Décidément nous n'adorons rien de plus divin que notre odeur. Tout notre malheur vient de ce qu'il nous faut demeurer Jean, Pierre ou Gaston coûte que coûte pendant toutes sortes d'années. Ce corps à nous, travesti de molécules agitées et banales, tout le temps se révolte contre cette farce atroce de durer. Elles veulent aller se perdre nos molécules, au plus vite, parmi l'univers ces mignonnes ! Elles souffrent d'être seulement « nous », cocus d'infini. On éclaterait si on avait du courage, on faille seulement d'un jour à l'autre. Notre torture chérie est enfermée là, atomique, dans notre peau même, avec notre orgueil.

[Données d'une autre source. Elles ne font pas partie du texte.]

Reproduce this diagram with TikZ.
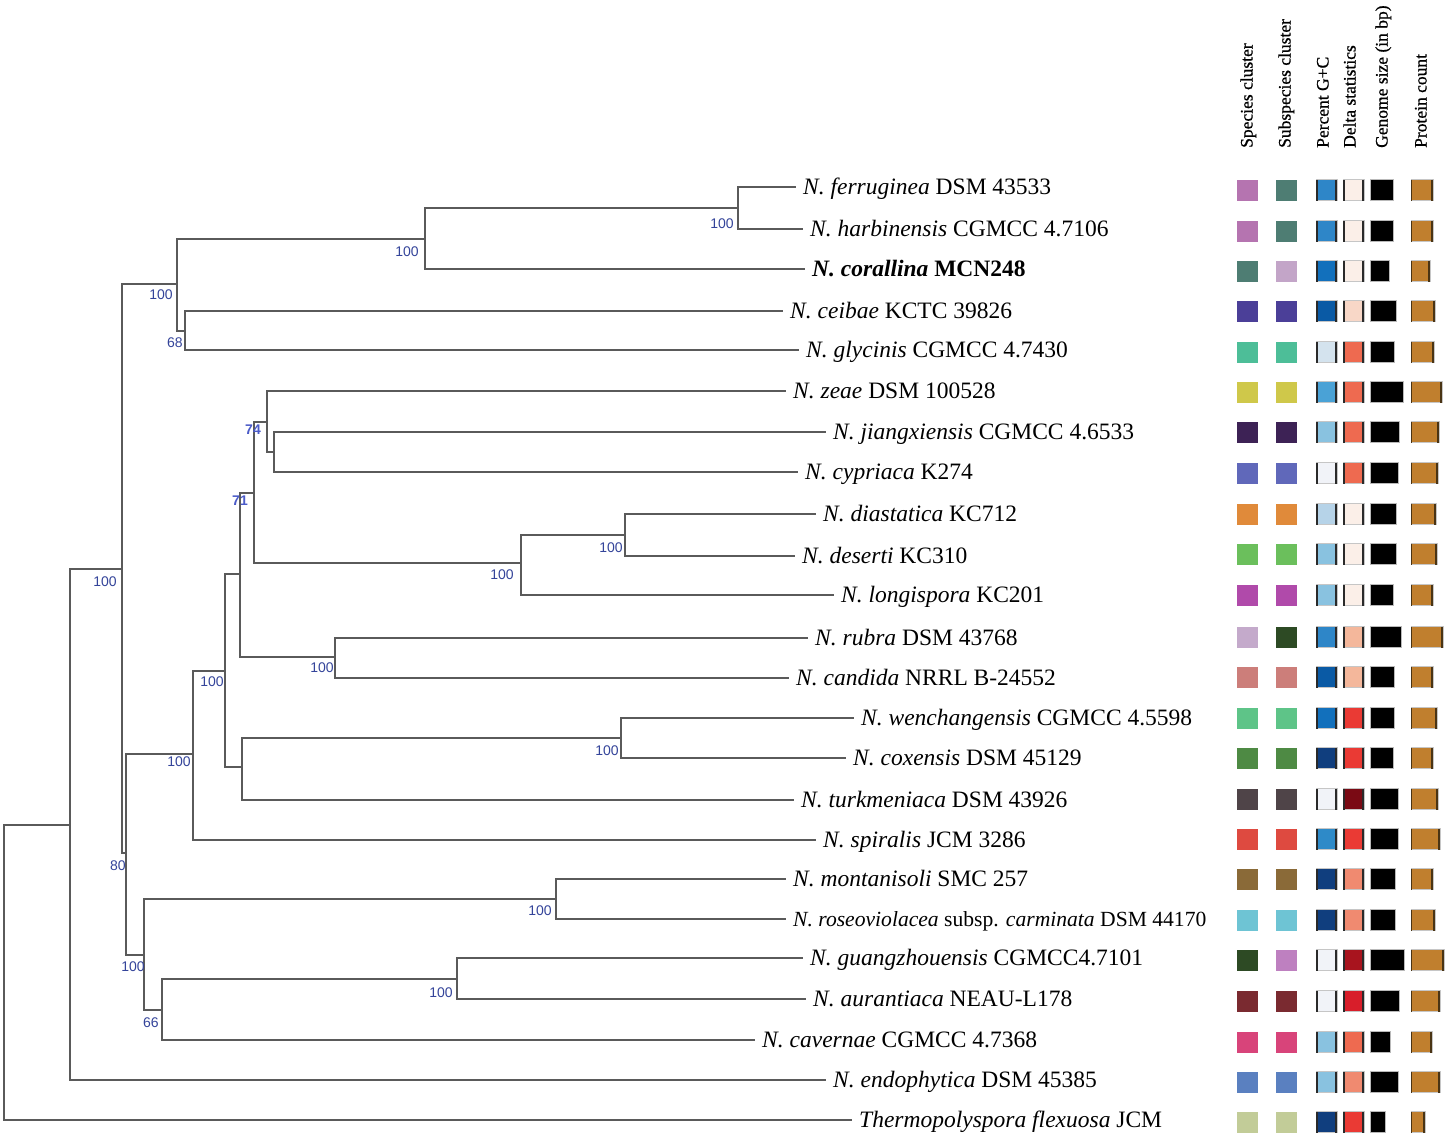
\documentclass[tikz,border=0pt]{standalone}
\usepackage{fontspec}
\usepackage{graphicx}
\setmainfont{Liberation Serif}
\newfontfamily\labfont{Liberation Sans}
\newfontfamily\hdrfont[FakeBold=0.7]{Liberation Serif}
\definecolor{treegray}{HTML}{5A5A5A}
\definecolor{bsblue}{HTML}{34449A}
\definecolor{bsblue2}{HTML}{4B5BC8}
\definecolor{edgec}{HTML}{2A2A2A}
\definecolor{protc}{HTML}{C07F2E}
\definecolor{protedge}{HTML}{4A3414}
\newcommand\rowb[7]{%
 \definecolor{ca}{HTML}{#2}\definecolor{cb}{HTML}{#3}\definecolor{cc}{HTML}{#4}\definecolor{cd}{HTML}{#5}%
 \fill[ca] (1237,#1-10.5) rectangle (1258,#1+10.5);
 \fill[cb] (1276,#1-10.5) rectangle (1297,#1+10.5);
 \filldraw[fill=cc, draw=gray!45, line width=0.6pt] (1316,#1-10.5) rectangle (1337,#1+10.5);
 \draw[line width=1.6pt, edgec] (1316.8,#1-10.5) -- (1316.8,#1+10.5) (1336,#1-10.5) -- (1336,#1+10.5);
 \filldraw[fill=cd, draw=gray!45, line width=0.6pt] (1343,#1-10.5) rectangle (1364,#1+10.5);
 \draw[line width=1.6pt, edgec] (1343.8,#1-10.5) -- (1343.8,#1+10.5) (1363,#1-10.5) -- (1363,#1+10.5);
 \filldraw[fill=black, draw=gray!55, line width=0.6pt] (1370,#1-10.5) rectangle (#6,#1+10.5);
 \filldraw[fill=protc, draw=gray!45, line width=0.6pt] (1411,#1-10.5) rectangle (#7,#1+10.5);
 \draw[line width=1.8pt, protedge] (#7-1,#1-10.5) -- (#7-1,#1+10.5);
 \draw[line width=0.8pt, protedge] (1411.4,#1-10.5) -- (1411.4,#1+10.5);
}
\begin{document}
\begin{tikzpicture}[x=1pt,y=-1pt,
  br/.style={line width=2.6pt, draw=treegray, line cap=rect},
  leaf/.style={anchor=west, inner sep=0pt, font=\fontsize{23.5}{26}\selectfont, text height=19pt, text depth=3.5pt},
  hdr/.style={rotate=90, anchor=west, inner sep=0pt, font=\hdrfont\fontsize{17.5}{20}\selectfont, text height=12.5pt, text depth=3.5pt},
  bs/.style={inner sep=0pt, font=\labfont\fontsize{14}{16}\selectfont, text=bsblue},
  bsb/.style={inner sep=0pt, font=\labfont\bfseries\fontsize{14}{16}\selectfont, text=bsblue2}]
\useasboundingbox[fill=white] (0,0) rectangle (1446,1137);

% headers
\node[hdr] (h1) at (1248,148) {Species cluster};
\node[hdr] (h2) at (1286,148) {Subspecies cluster};
\node[hdr] (h3) at (1324,148) {Percent G+C};
\node[hdr] (h4) at (1351,148) {Delta statistics};
\node[hdr] (h5) at (1383,148) {Genome size (in bp)};
\node[hdr] (h6) at (1422,148) {Protein count};

% leaves
\node[leaf] (l1) at (803,187) {\textit{N. ferruginea} DSM 43533};
\node[leaf] (l2) at (810,229) {\textit{N. harbinensis} CGMCC 4.7106};
\node[leaf] (l3) at (812,269) {\textbf{\textit{N. corallina} MCN248}};
\node[leaf] (l4) at (790,311) {\textit{N. ceibae} KCTC 39826};
\node[leaf] (l5) at (806,350) {\textit{N. glycinis} CGMCC 4.7430};
\node[leaf] (l6) at (793,391) {\textit{N. zeae} DSM 100528};
\node[leaf] (l7) at (833,432) {\textit{N. jiangxiensis} CGMCC 4.6533};
\node[leaf] (l8) at (805,472) {\textit{N. cypriaca} K274};
\node[leaf] (l9) at (823,514) {\textit{N. diastatica} KC712};
\node[leaf] (l10) at (802,556) {\textit{N. deserti} KC310};
\node[leaf] (l11) at (841,595) {\textit{N. longispora} KC201};
\node[leaf] (l12) at (815,638) {\textit{N. rubra} DSM 43768};
\node[leaf] (l13) at (796,678) {\textit{N. candida} NRRL B-24552};
\node[leaf] (l14) at (861,718) {\textit{N. wenchangensis} CGMCC 4.5598};
\node[leaf] (l15) at (853,758) {\textit{N. coxensis} DSM 45129};
\node[leaf] (l16) at (801,800) {\textit{N. turkmeniaca} DSM 43926};
\node[leaf] (l17) at (823,840) {\textit{N. spiralis} JCM 3286};
\node[leaf] (l18) at (793,879) {\textit{N. montanisoli} SMC 257};
\node[leaf, font=\fontsize{21.6}{24}\selectfont] (l19) at (793,919) {\textit{N. roseoviolacea} subsp. \textit{carminata} DSM 44170};
\node[leaf] (l20) at (810,958) {\textit{N. guangzhouensis} CGMCC4.7101};
\node[leaf] (l21) at (813,999) {\textit{N. aurantiaca} NEAU-L178};
\node[leaf] (l22) at (762,1040) {\textit{N. cavernae} CGMCC 4.7368};
\node[leaf] (l23) at (833,1080) {\textit{N. endophytica} DSM 45385};
\node[leaf] (l24) at (859,1120) {\textit{Thermopolyspora flexuosa} JCM};

% internal nodes
\coordinate (A) at (738,208);
\coordinate (B) at (425,239);
\coordinate (C) at (185,331);
\coordinate (D) at (177,284);
\coordinate (E) at (122,569);
\coordinate (F) at (274,452);
\coordinate (G) at (267,422);
\coordinate (H) at (254,493);
\coordinate (I) at (625,535);
\coordinate (J) at (521,563);
\coordinate (K) at (240,574);
\coordinate (L) at (335,657);
\coordinate (M) at (225,671);
\coordinate (N) at (621,738);
\coordinate (O) at (242,767);
\coordinate (P) at (193,754);
\coordinate (Q) at (126,853);
\coordinate (S) at (144,955);
\coordinate (T) at (556,899);
\coordinate (U) at (457,979);
\coordinate (V) at (162,1010);
\coordinate (R) at (70,825);
\coordinate (Z) at (4,972);

% branches
\draw[br] (A) |- ([xshift=-8pt]l1.west);
\draw[br] (A) |- ([xshift=-8pt]l2.west);
\draw[br] (B) |- (A);
\draw[br] (B) |- ([xshift=-8pt]l3.west);
\draw[br] (C) |- ([xshift=-8pt]l4.west);
\draw[br] (C) |- ([xshift=-8pt]l5.west);
\draw[br] (D) |- (B);
\draw[br] (D) |- (C);
\draw[br] (E) |- (D);
\draw[br] (E) |- (Q);
\draw[br] (F) |- ([xshift=-8pt]l7.west);
\draw[br] (F) |- ([xshift=-8pt]l8.west);
\draw[br] (G) |- ([xshift=-8pt]l6.west);
\draw[br] (G) |- (F);
\draw[br] (I) |- ([xshift=-8pt]l9.west);
\draw[br] (I) |- ([xshift=-8pt]l10.west);
\draw[br] (J) |- (I);
\draw[br] (J) |- ([xshift=-8pt]l11.west);
\draw[br] (H) |- (G);
\draw[br] (H) |- (J);
\draw[br] (L) |- ([xshift=-8pt]l12.west);
\draw[br] (L) |- ([xshift=-8pt]l13.west);
\draw[br] (K) |- (H);
\draw[br] (K) |- (L);
\draw[br] (N) |- ([xshift=-8pt]l14.west);
\draw[br] (N) |- ([xshift=-8pt]l15.west);
\draw[br] (O) |- (N);
\draw[br] (O) |- ([xshift=-8pt]l16.west);
\draw[br] (M) |- (K);
\draw[br] (M) |- (O);
\draw[br] (P) |- (M);
\draw[br] (P) |- ([xshift=-8pt]l17.west);
\draw[br] (T) |- ([xshift=-8pt]l18.west);
\draw[br] (T) |- ([xshift=-8pt]l19.west);
\draw[br] (U) |- ([xshift=-8pt]l20.west);
\draw[br] (U) |- ([xshift=-8pt]l21.west);
\draw[br] (V) |- (U);
\draw[br] (V) |- ([xshift=-8pt]l22.west);
\draw[br] (S) |- (T);
\draw[br] (S) |- (V);
\draw[br] (Q) |- (P);
\draw[br] (Q) |- (S);
\draw[br] (R) |- (E);
\draw[br] (R) |- ([xshift=-8pt]l23.west);
\draw[br] (Z) |- (R);
\draw[br] (Z) |- ([xshift=-8pt]l24.west);

% bootstrap labels
\node[bs] (bA) at (722,224) {100};
\node[bs] (bB) at (407,252) {100};
\node[bs] (bD) at (161,295) {100};
\node[bs] (bC) at (175,343) {68};
\node[bsb] (bG) at (253,430) {74};
\node[bsb] (bH) at (240,501) {71};
\node[bs] (bE) at (105,582) {100};
\node[bs] (bI) at (611,548) {100};
\node[bs] (bJ) at (502,575) {100};
\node[bs] (bL) at (322,668) {100};
\node[bs] (bM) at (212,682) {100};
\node[bs] (bN) at (607,751) {100};
\node[bs] (bP) at (179,762) {100};
\node[bs] (bQ) at (118,866) {80};
\node[bs] (bT) at (540,911) {100};
\node[bs] (bS) at (133,967) {100};
\node[bs] (bU) at (441,993) {100};
\node[bs] (bV) at (151,1023) {66};

% colour boxes
\rowb{190}{B574B0}{4E7D73}{2E86C8}{FBEFE8}{1393}{1433}
\rowb{231}{B574B0}{4E7D73}{2E86C8}{FBEFE8}{1393}{1433}
\rowb{271}{4E7D73}{C3A5C8}{1270BC}{FBEFE8}{1389}{1430}
\rowb{311}{4B3F98}{4B3F98}{0A5AA5}{F8D7C7}{1396}{1435}
\rowb{352}{4DBE98}{4DBE98}{D4E3EE}{EE6A50}{1394}{1434}
\rowb{392}{CFC84A}{CFC84A}{4AA2D6}{EE6A50}{1403}{1442}
\rowb{432}{3D2255}{3D2255}{89C2E0}{EE6A50}{1399}{1439}
\rowb{473}{6068BA}{6068BA}{F1F3F8}{EE6A50}{1398}{1438}
\rowb{514}{E08A3A}{E08A3A}{B6D3E8}{FBEFE8}{1396}{1436}
\rowb{554}{6BBF5C}{6BBF5C}{89C2E0}{FBEFE8}{1396}{1437}
\rowb{595}{B04AAA}{B04AAA}{89C2E0}{FBEFE8}{1393}{1433}
\rowb{637}{C4AACB}{2D4A24}{2E86C8}{F4B79B}{1401}{1443}
\rowb{677}{CC7E7A}{CC7E7A}{0A5AA5}{F4B79B}{1394}{1433}
\rowb{718}{5EC488}{5EC488}{1270BC}{EA3A34}{1394}{1437}
\rowb{758}{4E8A44}{4E8A44}{103E7E}{EA3A34}{1393}{1433}
\rowb{799}{4F4448}{4F4448}{F1F3F8}{7A0A14}{1398}{1438}
\rowb{839}{DE4A40}{DE4A40}{2E8AC8}{EA3A34}{1398}{1440}
\rowb{879}{8A6A38}{8A6A38}{103E7E}{F08A70}{1395}{1433}
\rowb{920}{6EC4D4}{6EC4D4}{103E7E}{F08A70}{1395}{1435}
\rowb{960}{2D4A24}{BE80C0}{F1F3F8}{A8141E}{1404}{1444}
\rowb{1001}{7A2A30}{7A2A30}{F1F3F8}{D81E2A}{1399}{1440}
\rowb{1042}{D8447A}{D8447A}{89C2E0}{EE6A50}{1390}{1432}
\rowb{1082}{5A80C0}{5A80C0}{89C2E0}{F08A70}{1398}{1440}
\rowb{1122}{C2CC98}{C2CC98}{103E7E}{EA3A34}{1385}{1425}
\end{tikzpicture}
\end{document}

Comme je me taisais, consterné par l'évocation de ces ignominies biologiques, l'Abbé crut qu'il me possédait et en profita même pour devenir à mon égard tout à fait bienveillant et même familier. Évidemment il s'était renseigné sur mon compte au préalable. Avec d'infinies précautions il aborda le sujet malin de ma réputation médicale dans les environs. Elle aurait pu être meilleure, me fit-il entendre, ma réputation, si j'avais procédé de tout autre manière en m'installant, et cela dès les premiers mois de ma pratique à Rancy. « Les malades, cher Docteur, ne l'oublions jamais, sont en principe des conservateurs… Ils redoutent, cela se conçoit aisément, que la terre et le ciel viennent à leur manquer… »

Selon lui, j'aurais donc dû dès mes débuts me rapprocher de l'Église. Telle était sa conclusion d'ordre spirituel et pratique aussi. L'idée n'était pas mauvaise. Je me gardais bien de l'interrompre, mais j'attendais avec patience qu'il vienne aux faits de sa visite.

Pour un temps triste et confidentiel on ne pouvait pas mieux désirer que le temps qu'il faisait dehors. On aurait dit tellement il était vilain le temps, et d'une façon si froide, si insistante, qu'on ne reverrait jamais plus le reste du monde en sortant, qu'il aurait fondu le monde, dégoûté.

Mon infirmière avait enfin réussi à rédiger ses fiches, toutes ses fiches, jusqu'à la dernière. Elle n'avait plus du tout d'excuses pour demeurer là à nous écouter. Elle est donc partie, mais bien vexée et en claquant la porte derrière elle, à travers une furieuse bouffée de pluie.